* [Work required]:
Leave out the pictures, and write out exactly the lines from the beginning of the material to the line holding "2, 1, 0, 2, 2]", that line included, and nothing else.

* [Stored records]:
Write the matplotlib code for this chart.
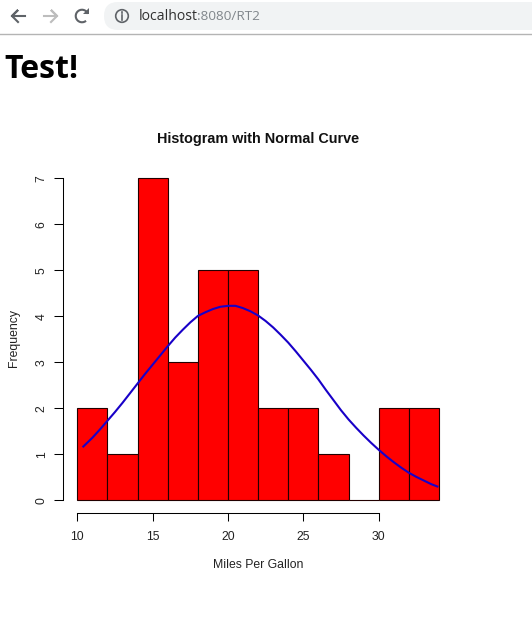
import matplotlib
matplotlib.use('Agg')
import matplotlib.pyplot as plt
from matplotlib.patches import Arc, Circle, FancyBboxPatch

# histograma
bin_edges = [10, 12, 14, 16, 18, 20, 22, 24, 26, 28, 30, 32, 34]
frequencies = [2, 1, 7, 3, 5, 5, 2, 2, 1, 0, 2, 2]

# curva
curve_x = [10.4, 11, 11.5, 12, 12.5, 13, 13.5, 14, 14.5, 15, 15.5, 16, 16.5, 17, 17.5, 18,
           18.5, 19, 19.5, 20, 20.5, 21, 21.5, 22, 22.5, 23, 23.5, 24, 24.5, 25, 25.5, 26,
           26.5, 27, 27.5, 28, 28.5, 29, 29.5, 30, 30.5, 31, 31.5, 32, 32.5, 33, 33.5, 33.9]
curve_y = [1.17, 1.36, 1.54, 1.73, 1.92, 2.12, 2.33, 2.54, 2.75, 2.95, 3.15, 3.35, 3.54, 3.71, 3.87, 4.01,
           4.09, 4.16, 4.21, 4.23, 4.23, 4.18, 4.11, 4.02, 3.90, 3.76, 3.60, 3.43, 3.24, 3.04, 2.84, 2.63,
           2.40, 2.18, 1.96, 1.76, 1.58, 1.41, 1.25, 1.10, 0.96, 0.83, 0.71, 0.60, 0.51, 0.43, 0.35, 0.30]

x_ticks = [10, 15, 20, 25, 30]
y_ticks = [0, 1, 2, 3, 4, 5, 6, 7]

W, H = 532, 623
plt.rcParams['font.family'] = ['Liberation Sans', 'DejaVu Sans']
fig = plt.figure(figsize=(W / 100, H / 100), dpi=100)

# area do grafico em pixels
left, right, top, bottom = 77.3, 438.9, 178.5, 500.3
ax = fig.add_axes([left / W, 1 - bottom / H, (right - left) / W, (bottom - top) / H])
ax.set_xlim(10, 34)
ax.set_ylim(0, 7)
ax.patch.set_alpha(0)

ax.bar(bin_edges[:-1], frequencies, width=2, align='edge', color='red',
       edgecolor='#220000', linewidth=0.8, clip_on=False)
ax.plot(curve_x, curve_y, color='#1800c8', linewidth=1.5, clip_on=False)

for s in ['top', 'right']:
    ax.spines[s].set_visible(False)
ax.spines['left'].set_position(('outward', 10.1))
ax.spines['bottom'].set_position(('outward', 9.4))
ax.spines['left'].set_bounds(0, 7)
ax.spines['bottom'].set_bounds(10, 30)
ax.spines['left'].set_linewidth(0.75)
ax.spines['bottom'].set_linewidth(0.75)

ax.set_xticks(x_ticks)
ax.set_yticks(y_ticks)
ax.tick_params(axis='x', length=5.6, width=0.75, labelsize=8.8, pad=7.2, labelcolor='#222222')
ax.tick_params(axis='y', length=6.4, width=0.75, labelsize=8.8, pad=4.8, labelcolor='#222222')
plt.setp(ax.get_yticklabels(), rotation=90, va='center')

# camada em pixels: navegador e textos
ov = fig.add_axes([0, 0, 1, 1], zorder=-1)
ov.set_xlim(0, W)
ov.set_ylim(H, 0)
ov.axis('off')

ov.text(258, 138.5, 'Histogram with Normal Curve', fontsize=10.4, fontweight='bold',
        ha='center', va='center', color='#111111')
ov.text(258, 565, 'Miles Per Gallon', fontsize=8.8, ha='center', va='center', color='#222222')
ov.text(14, 338, 'Frequency', fontsize=8.8, rotation=90, ha='center', va='center', color='#222222')

ov.text(4, 70, 'Test!', fontsize=23, fontweight='bold', family=['Open Sans', 'DejaVu Sans'],
        ha='left', va='center', color='black')

# barra do navegador
ov.add_patch(FancyBboxPatch((118, 2), 430, 28, boxstyle='round,pad=0,rounding_size=14',
                            facecolor='#f1f3f4', edgecolor='none'))
ov.add_patch(FancyBboxPatch((104, 2), 60, 28, boxstyle='round,pad=0,rounding_size=14',
                            facecolor='#f1f3f4', edgecolor='none'))
ov.plot([0, W], [34.3, 34.3], color='#b4b4b4', linewidth=1)

gray = '#5f6368'
light = '#bdbdbd'
ov.plot([25, 12, 18, 12, 18], [16, 16, 10, 16, 22], color=gray, linewidth=1.5, solid_joinstyle='miter')
ov.plot([44, 57, 51, 57, 51], [16, 16, 10, 16, 22], color=light, linewidth=1.5, solid_joinstyle='miter')
ov.add_patch(Arc((82, 16), 12.5, 12.5, theta1=50, theta2=340, color=gray, linewidth=1.5))
ov.fill([83, 89, 89], [14, 14, 8], color=gray, linewidth=0)

ov.add_patch(Circle((122, 16), 6.3, facecolor='none', edgecolor=gray, linewidth=1.2))
ov.plot([122, 122], [15, 20], color=gray, linewidth=1.2)
ov.plot([122, 122], [11.5, 13], color=gray, linewidth=1.2)

ov.text(138.5, 16.5, 'localhost', fontsize=10.1, family=['Open Sans', 'DejaVu Sans'],
        ha='left', va='center', color='#303030')
ov.text(197.5, 16.5, ':8080/RT2', fontsize=9.7, family=['Open Sans', 'DejaVu Sans'],
        ha='left', va='center', color='#80868b')

fig.savefig('out.png', dpi=100)
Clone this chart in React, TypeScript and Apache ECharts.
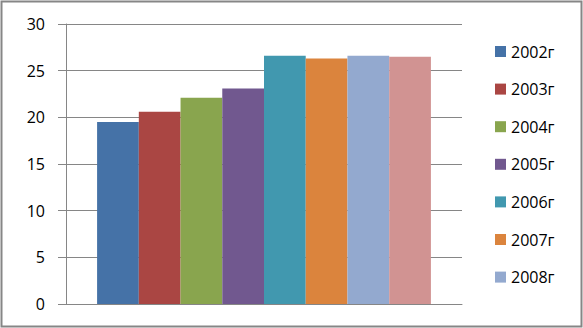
import React, { useEffect, useRef } from "react";
import * as echarts from "echarts";

const seriesNames = ["2002г", "2003г", "2004г", "2005г", "2006г", "2007г", "2008г", "2009г"];
const seriesValues = [19.5, 20.6, 22.1, 23.1, 26.6, 26.3, 26.6, 26.5];
const seriesColors = ["#4572A7", "#AA4643", "#89A54E", "#71588F", "#4198AF", "#DB843D", "#93A9CF", "#D19392"];
const legendNames = ["2002г", "2003г", "2004г", "2005г", "2006г", "2007г", "2008г"];
const categories = [""];

const FONT = "'Open Sans', sans-serif";
const GRAY = "#868686";

export default function App() {
  const ref = useRef<HTMLDivElement>(null);
  useEffect(() => {
    if (!ref.current) return;
    const chart = echarts.init(ref.current, null, { renderer: "svg" });
    chart.setOption({
      animation: false,
      backgroundColor: "#ffffff",
      grid: { left: 66, right: 121, top: 24, bottom: 24, containLabel: false },
      legend: {
        orient: "vertical",
        left: 495,
        top: 43.5,
        padding: 0,
        itemWidth: 11,
        itemHeight: 11,
        itemGap: 21.6,
        icon: "rect",
        data: legendNames,
        textStyle: { fontFamily: FONT, fontSize: 16, color: "#000", lineHeight: 16 },
      },
      xAxis: {
        type: "category",
        data: categories,
        axisLine: { show: true, lineStyle: { color: GRAY, width: 1 } },
        axisTick: { show: false },
        axisLabel: { show: false },
      },
      yAxis: {
        type: "value",
        min: 0,
        max: 30,
        interval: 5,
        axisLine: { show: true, lineStyle: { color: GRAY, width: 1 } },
        axisTick: { show: true, length: 8, lineStyle: { color: GRAY, width: 1 } },
        splitLine: { show: true, lineStyle: { color: GRAY, width: 1 } },
        axisLabel: { margin: 21, fontFamily: FONT, fontSize: 16, color: "#000" },
      },
      series: seriesNames.map((name, i) => ({
        name,
        type: "bar",
        data: [seriesValues[i]],
        barGap: "0%",
        barCategoryGap: "15.7%",
        itemStyle: { color: seriesColors[i] },
      })),
      graphic: [
        {
          type: "rect",
          shape: { x: 1.5, y: 1.5, width: 580, height: 325 },
          style: { fill: "none", stroke: GRAY, lineWidth: 2 },
          silent: true,
        },
      ],
    });
    return () => chart.dispose();
  }, []);
  return (
    <div
      ref={ref}
      style={{ position: "fixed", left: 0, top: 0, width: 583, height: 328 }}
    />
  );
}
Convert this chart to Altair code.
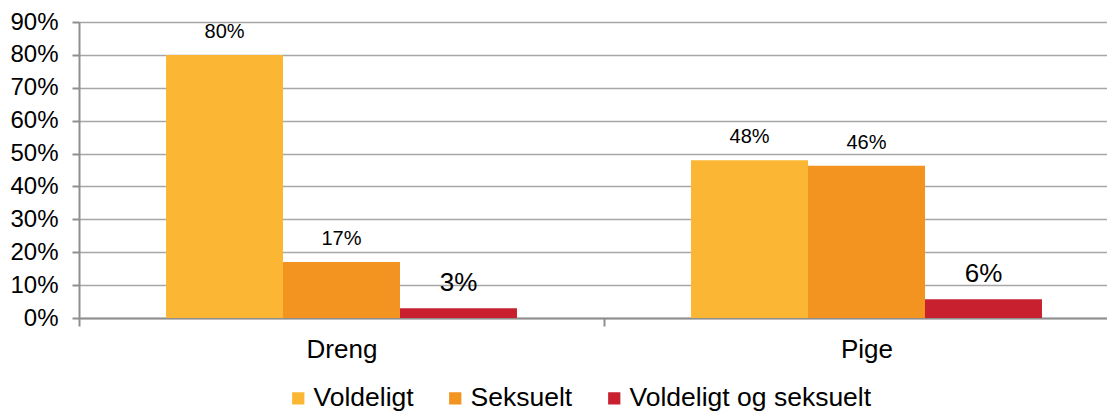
import altair as alt
import pandas as pd

groups = ["Dreng", "Pige"]
series = ["Voldeligt", "Seksuelt", "Voldeligt og seksuelt"]
dreng_values = [0.80, 0.17, 0.03]
pige_values = [0.48, 0.463, 0.057]
colors = ["#FBB734", "#F39320", "#C8202F"]
y_ticks = [0, 0.1, 0.2, 0.3, 0.4, 0.5, 0.6, 0.7, 0.8, 0.9]

rows = []
for g, vals in zip(groups, [dreng_values, pige_values]):
    for s, v in zip(series, vals):
        rows.append({"group": g, "series": s, "value": v})
df = pd.DataFrame(rows)

FONT = "Liberation Sans"
AXIS_GRAY = "#8F8F8F"

x_enc = alt.X(
    "group:N",
    sort=groups,
    scale=alt.Scale(range=[0, 1050], paddingInner=0, paddingOuter=0),
    axis=alt.Axis(
        title=None, labelAngle=0, labelFontSize=26, labelFont=FONT, labelColor="#000000",
        tickBand="extent", tickSize=8, tickColor=AXIS_GRAY, tickWidth=2,
        labelPadding=10, domainColor=AXIS_GRAY, domainWidth=2, grid=False,
    ),
)
xo_enc = alt.XOffset("series:N", sort=series,
                     scale=alt.Scale(paddingInner=0, paddingOuter=0.744))
y_enc = alt.Y(
    "value:Q",
    scale=alt.Scale(domain=[0, 0.9], nice=False),
    axis=alt.Axis(
        title=None, format=".0%", values=y_ticks, labelFontSize=24, labelFont=FONT,
        labelColor="#000000", labelPadding=14, tickSize=7, tickColor=AXIS_GRAY, tickWidth=2,
        domainColor=AXIS_GRAY, domainWidth=2, grid=True, gridColor="#A6A6A6", gridWidth=1.5,
    ),
)

bars = alt.Chart(df).mark_bar().encode(
    x=x_enc,
    xOffset=xo_enc,
    y=y_enc,
    color=alt.Color(
        "series:N", sort=series,
        scale=alt.Scale(domain=series, range=colors),
        legend=alt.Legend(
            orient="none", legendX=206, legendY=363, direction="horizontal", title=None,
            symbolType="square", symbolSize=150, symbolStrokeWidth=0,
            labelFontSize=26.5, labelFont=FONT, labelColor="#000000", labelLimit=0,
            labelOffset=2, columnPadding=28,
        ),
    ),
)

labels = alt.Chart(df).mark_text(baseline="alphabetic", dy=-17, font=FONT, color="#000000").encode(
    x=x_enc,
    xOffset=xo_enc,
    y=y_enc,
    text=alt.Text("value:Q", format=".0%"),
    size=alt.condition(alt.datum.series == "Voldeligt og seksuelt", alt.value(26), alt.value(20)),
)

chart = alt.layer(bars, labels).properties(
    width=1028,
    height=296,
    autosize=alt.AutoSizeParams(type="none"),
    padding={"left": 71, "top": 14, "right": 0, "bottom": 96},
    background="#FFFFFF",
).configure_view(stroke=None).configure(font=FONT)

chart.save("out.html", embed_options={"renderer": "svg", "actions": False})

* [Complete output]:
Write the matplotlib code for this chart.
import matplotlib
matplotlib.use('Agg')
import matplotlib.pyplot as plt
from matplotlib.patches import Arc, Circle, FancyBboxPatch

# histograma
bin_edges = [10, 12, 14, 16, 18, 20, 22, 24, 26, 28, 30, 32, 34]
frequencies = [2, 1, 7, 3, 5, 5, 2, 2, 1, 0, 2, 2]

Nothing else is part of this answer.